**Exercise directions**
Could every line of the data be printed exactly as it reads?

**Given material**
════════
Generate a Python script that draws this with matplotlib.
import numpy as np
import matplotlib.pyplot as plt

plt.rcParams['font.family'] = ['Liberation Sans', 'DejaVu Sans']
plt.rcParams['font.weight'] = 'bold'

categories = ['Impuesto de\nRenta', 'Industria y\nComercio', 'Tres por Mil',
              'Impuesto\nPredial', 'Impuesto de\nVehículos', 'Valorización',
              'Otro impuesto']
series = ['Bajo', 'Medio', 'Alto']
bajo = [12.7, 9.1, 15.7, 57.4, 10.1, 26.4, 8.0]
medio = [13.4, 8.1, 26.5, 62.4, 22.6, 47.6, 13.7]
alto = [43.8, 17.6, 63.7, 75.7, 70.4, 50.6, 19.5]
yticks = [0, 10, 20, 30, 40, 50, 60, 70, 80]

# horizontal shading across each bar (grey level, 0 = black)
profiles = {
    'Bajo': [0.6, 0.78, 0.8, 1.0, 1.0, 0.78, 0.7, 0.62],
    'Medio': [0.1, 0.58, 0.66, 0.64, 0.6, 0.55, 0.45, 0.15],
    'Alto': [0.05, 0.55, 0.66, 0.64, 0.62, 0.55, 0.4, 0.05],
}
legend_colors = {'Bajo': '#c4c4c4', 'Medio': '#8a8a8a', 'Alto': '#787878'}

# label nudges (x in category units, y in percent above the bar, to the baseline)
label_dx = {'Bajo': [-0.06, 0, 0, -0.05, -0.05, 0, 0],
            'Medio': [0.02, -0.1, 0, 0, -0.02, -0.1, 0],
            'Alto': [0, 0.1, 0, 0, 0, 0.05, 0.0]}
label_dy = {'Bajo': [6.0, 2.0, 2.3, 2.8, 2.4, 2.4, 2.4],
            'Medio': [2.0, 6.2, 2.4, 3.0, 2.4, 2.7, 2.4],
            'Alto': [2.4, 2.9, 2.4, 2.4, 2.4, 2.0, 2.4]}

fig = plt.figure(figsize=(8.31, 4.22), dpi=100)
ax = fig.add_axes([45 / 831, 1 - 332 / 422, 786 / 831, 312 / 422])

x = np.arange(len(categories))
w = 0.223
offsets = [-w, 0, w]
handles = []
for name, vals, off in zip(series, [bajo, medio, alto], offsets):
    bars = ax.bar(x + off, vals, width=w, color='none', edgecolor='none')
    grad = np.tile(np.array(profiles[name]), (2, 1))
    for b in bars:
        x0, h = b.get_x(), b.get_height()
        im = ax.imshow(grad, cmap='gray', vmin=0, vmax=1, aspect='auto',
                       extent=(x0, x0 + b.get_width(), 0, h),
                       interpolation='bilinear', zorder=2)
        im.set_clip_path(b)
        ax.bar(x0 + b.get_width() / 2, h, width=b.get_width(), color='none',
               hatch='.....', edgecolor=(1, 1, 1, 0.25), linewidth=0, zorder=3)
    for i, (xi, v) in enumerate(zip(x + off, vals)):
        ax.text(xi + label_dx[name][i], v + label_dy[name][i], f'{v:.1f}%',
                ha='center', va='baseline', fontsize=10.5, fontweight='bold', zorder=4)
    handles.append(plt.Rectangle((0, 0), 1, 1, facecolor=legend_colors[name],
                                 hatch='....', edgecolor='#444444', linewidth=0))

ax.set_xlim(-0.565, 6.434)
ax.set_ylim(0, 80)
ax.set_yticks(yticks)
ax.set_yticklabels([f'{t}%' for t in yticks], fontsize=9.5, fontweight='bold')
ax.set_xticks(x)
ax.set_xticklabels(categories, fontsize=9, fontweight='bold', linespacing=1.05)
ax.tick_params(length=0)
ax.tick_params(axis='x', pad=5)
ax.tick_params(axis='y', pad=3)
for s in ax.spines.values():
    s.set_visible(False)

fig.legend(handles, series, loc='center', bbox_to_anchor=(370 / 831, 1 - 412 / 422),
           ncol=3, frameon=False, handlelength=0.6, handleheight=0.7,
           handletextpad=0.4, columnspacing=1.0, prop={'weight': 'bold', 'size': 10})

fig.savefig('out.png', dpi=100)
════════
**Correct output**
Generate a Python script that draws this with matplotlib.
import numpy as np
import matplotlib.pyplot as plt

plt.rcParams['font.family'] = ['Liberation Sans', 'DejaVu Sans']
plt.rcParams['font.weight'] = 'bold'

categories = ['Impuesto de\nRenta', 'Industria y\nComercio', 'Tres por Mil',
              'Impuesto\nPredial', 'Impuesto de\nVehículos', 'Valorización',
              'Otro impuesto']
series = ['Bajo', 'Medio', 'Alto']
bajo = [12.7, 9.1, 15.7, 57.4, 10.1, 26.4, 8.0]
medio = [13.4, 8.1, 26.5, 62.4, 22.6, 47.6, 13.7]
alto = [43.8, 17.6, 63.7, 75.7, 70.4, 50.6, 19.5]
yticks = [0, 10, 20, 30, 40, 50, 60, 70, 80]

# horizontal shading across each bar (grey level, 0 = black)
profiles = {
    'Bajo': [0.6, 0.78, 0.8, 1.0, 1.0, 0.78, 0.7, 0.62],
    'Medio': [0.1, 0.58, 0.66, 0.64, 0.6, 0.55, 0.45, 0.15],
    'Alto': [0.05, 0.55, 0.66, 0.64, 0.62, 0.55, 0.4, 0.05],
}
legend_colors = {'Bajo': '#c4c4c4', 'Medio': '#8a8a8a', 'Alto': '#787878'}

# label nudges (x in category units, y in percent above the bar, to the baseline)
label_dx = {'Bajo': [-0.06, 0, 0, -0.05, -0.05, 0, 0],
            'Medio': [0.02, -0.1, 0, 0, -0.02, -0.1, 0],
            'Alto': [0, 0.1, 0, 0, 0, 0.05, 0.0]}
label_dy = {'Bajo': [6.0, 2.0, 2.3, 2.8, 2.4, 2.4, 2.4],
            'Medio': [2.0, 6.2, 2.4, 3.0, 2.4, 2.7, 2.4],
            'Alto': [2.4, 2.9, 2.4, 2.4, 2.4, 2.0, 2.4]}

fig = plt.figure(figsize=(8.31, 4.22), dpi=100)
ax = fig.add_axes([45 / 831, 1 - 332 / 422, 786 / 831, 312 / 422])

x = np.arange(len(categories))
w = 0.223
offsets = [-w, 0, w]
handles = []
for name, vals, off in zip(series, [bajo, medio, alto], offsets):
    bars = ax.bar(x + off, vals, width=w, color='none', edgecolor='none')
    grad = np.tile(np.array(profiles[name]), (2, 1))
    for b in bars:
        x0, h = b.get_x(), b.get_height()
        im = ax.imshow(grad, cmap='gray', vmin=0, vmax=1, aspect='auto',
                       extent=(x0, x0 + b.get_width(), 0, h),
                       interpolation='bilinear', zorder=2)
        im.set_clip_path(b)
        ax.bar(x0 + b.get_width() / 2, h, width=b.get_width(), color='none',
               hatch='.....', edgecolor=(1, 1, 1, 0.25), linewidth=0, zorder=3)
    for i, (xi, v) in enumerate(zip(x + off, vals)):
        ax.text(xi + label_dx[name][i], v + label_dy[name][i], f'{v:.1f}%',
                ha='center', va='baseline', fontsize=10.5, fontweight='bold', zorder=4)
    handles.append(plt.Rectangle((0, 0), 1, 1, facecolor=legend_colors[name],
                                 hatch='....', edgecolor='#444444', linewidth=0))

ax.set_xlim(-0.565, 6.434)
ax.set_ylim(0, 80)
ax.set_yticks(yticks)
ax.set_yticklabels([f'{t}%' for t in yticks], fontsize=9.5, fontweight='bold')
ax.set_xticks(x)
ax.set_xticklabels(categories, fontsize=9, fontweight='bold', linespacing=1.05)
ax.tick_params(length=0)
ax.tick_params(axis='x', pad=5)
ax.tick_params(axis='y', pad=3)
for s in ax.spines.values():
    s.set_visible(False)

fig.legend(handles, series, loc='center', bbox_to_anchor=(370 / 831, 1 - 412 / 422),
           ncol=3, frameon=False, handlelength=0.6, handleheight=0.7,
           handletextpad=0.4, columnspacing=1.0, prop={'weight': 'bold', 'size': 10})

fig.savefig('out.png', dpi=100)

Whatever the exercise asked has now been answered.